### Exercise objective
Repeat the records below exactly, from the first line through the line containing "import pandas as pd", and leave out any pictures.

### Record excerpts
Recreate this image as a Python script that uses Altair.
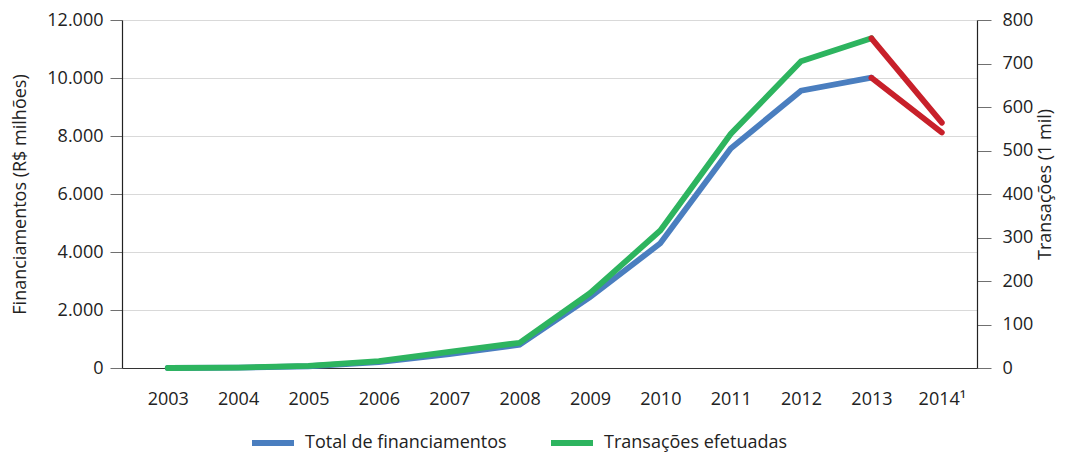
import altair as alt
import pandas as pd

# ---- data ----
years = [2003, 2004, 2005, 2006, 2007, 2008, 2009, 2010, 2011, 2012, 2013, 2014]
financiamentos = [0, 10, 60, 200, 480, 800, 2440, 4300, 7570, 9560, 10010, 8120]  # R$ milhões
transacoes = [0, 1, 5, 16, 37, 58, 172, 316, 538, 705, 758, 564]  # 1 mil
series_names = ["Total de financiamentos", "Transações efetuadas"]
left_ticks = [0, 2000, 4000, 6000, 8000, 10000, 12000]
right_ticks = [0, 100, 200, 300, 400, 500, 600, 700, 800]
last_year_label = "2014¹"

BLUE = "#4a7ebf"
GREEN = "#2db45f"
RED = "#c8202a"
FONT = "Open Sans"
TXT = "#222222"

df_fin = pd.DataFrame({"ano": years, "valor": financiamentos, "serie": series_names[0]})
df_tr = pd.DataFrame({"ano": years, "valor": transacoes, "serie": series_names[1]})

x_enc = alt.X(
    "ano:Q",
    scale=alt.Scale(domain=[2002.35, 2014.5], nice=False, zero=False),
    axis=alt.Axis(
        values=years,
        format="d",
        labelExpr=f"datum.value == {years[-1]} ? '{last_year_label}' : datum.label",
        title=None,
        ticks=False,
        grid=False,
        labelPadding=22,
        domainColor="#333333",
    ),
)

color_scale = alt.Scale(domain=series_names, range=[BLUE, GREEN])

line_kw = dict(strokeWidth=5.8, strokeCap="round")

# left group: financiamentos
y_left = alt.Y(
    "valor:Q",
    scale=alt.Scale(domain=[0, 12000], nice=False),
    axis=alt.Axis(
        values=left_ticks,
        labelExpr="replace(format(datum.value, ','), ',', '.')",
        title="Financiamentos (R$ milhões)",
        grid=True,
        gridColor="#d9d9d9",
        tickSize=12,
        labelPadding=7,
        titlePadding=17,
        domainColor="#222222",
    ),
)

fin_line = alt.Chart(df_fin).transform_filter(alt.datum.ano <= 2013).mark_line(**line_kw).encode(
    x=x_enc,
    y=y_left,
    color=alt.Color("serie:N", scale=color_scale, title=None),
)
fin_proj = alt.Chart(df_fin).transform_filter(alt.datum.ano >= 2013).mark_line(color=RED, **line_kw).encode(
    x=x_enc, y=y_left
)

# right group: transações
y_right = alt.Y(
    "valor:Q",
    scale=alt.Scale(domain=[0, 800], nice=False),
    axis=alt.Axis(
        orient="right",
        values=right_ticks,
        format="d",
        title="Transações (1 mil)",
        titleAngle=270,
        titleBaseline="top",
        titleY=164,
        grid=False,
        tickSize=14,
        labelPadding=11,
        titlePadding=4,
        domainColor="#222222",
    ),
)

tr_line = alt.Chart(df_tr).transform_filter(alt.datum.ano <= 2013).mark_line(**line_kw).encode(
    x=x_enc,
    y=y_right,
    color=alt.Color("serie:N", scale=color_scale, title=None),
)
tr_proj = alt.Chart(df_tr).transform_filter(alt.datum.ano >= 2013).mark_line(color=RED, **line_kw).encode(
    x=x_enc, y=y_right
)

left = alt.layer(fin_line, fin_proj)
right = alt.layer(tr_line, tr_proj)

chart = (
    alt.layer(left, right)
    .resolve_scale(y="independent")
    .properties(
        width=855,
        height=348,
        padding={"left": 114, "top": 12, "right": 80, "bottom": 84},
        autosize=alt.AutoSizeParams(type="none"),
    )
    .configure_view(stroke=None)
    .configure_axis(
        labelFont=FONT,
        labelFontSize=18,
        labelColor=TXT,
        titleFont=FONT,
        titleFontSize=18,
        titleFontWeight="normal",
        titleColor=TXT,
        tickColor="#707070",
        domainWidth=1.2,
    )
    .configure_legend(
        orient="none",
        legendX=127,
        legendY=399,
        direction="horizontal",
        symbolType="stroke",
        symbolSize=1764,
        symbolStrokeWidth=6,
        labelFont=FONT,
        labelFontSize=18,
        labelLimit=0,
        labelColor=TXT,
        labelOffset=8,
        columnPadding=32,
    )
)

chart.save("out.html", embed_options={"renderer": "svg", "actions": False})
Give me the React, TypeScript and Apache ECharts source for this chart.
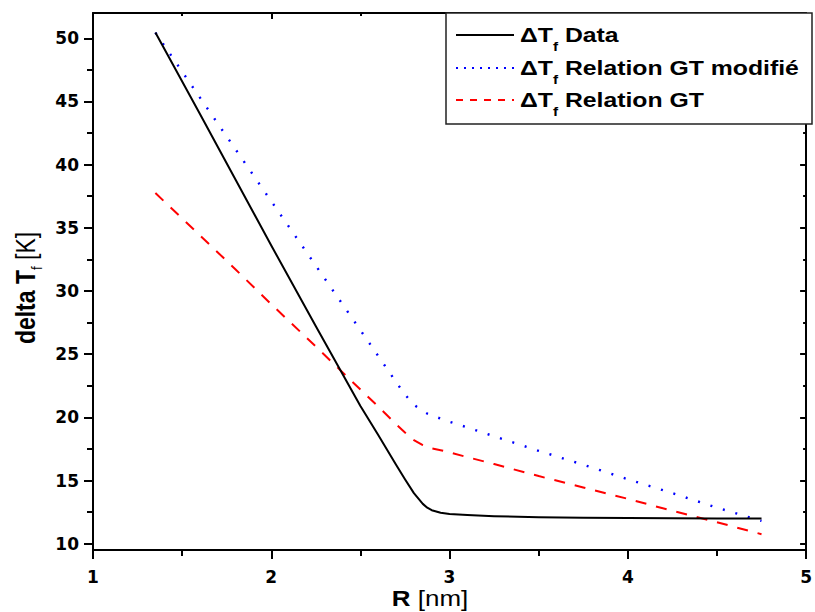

### Full output
Recreate this image as a Python script that uses Altair.
import altair as alt
import pandas as pd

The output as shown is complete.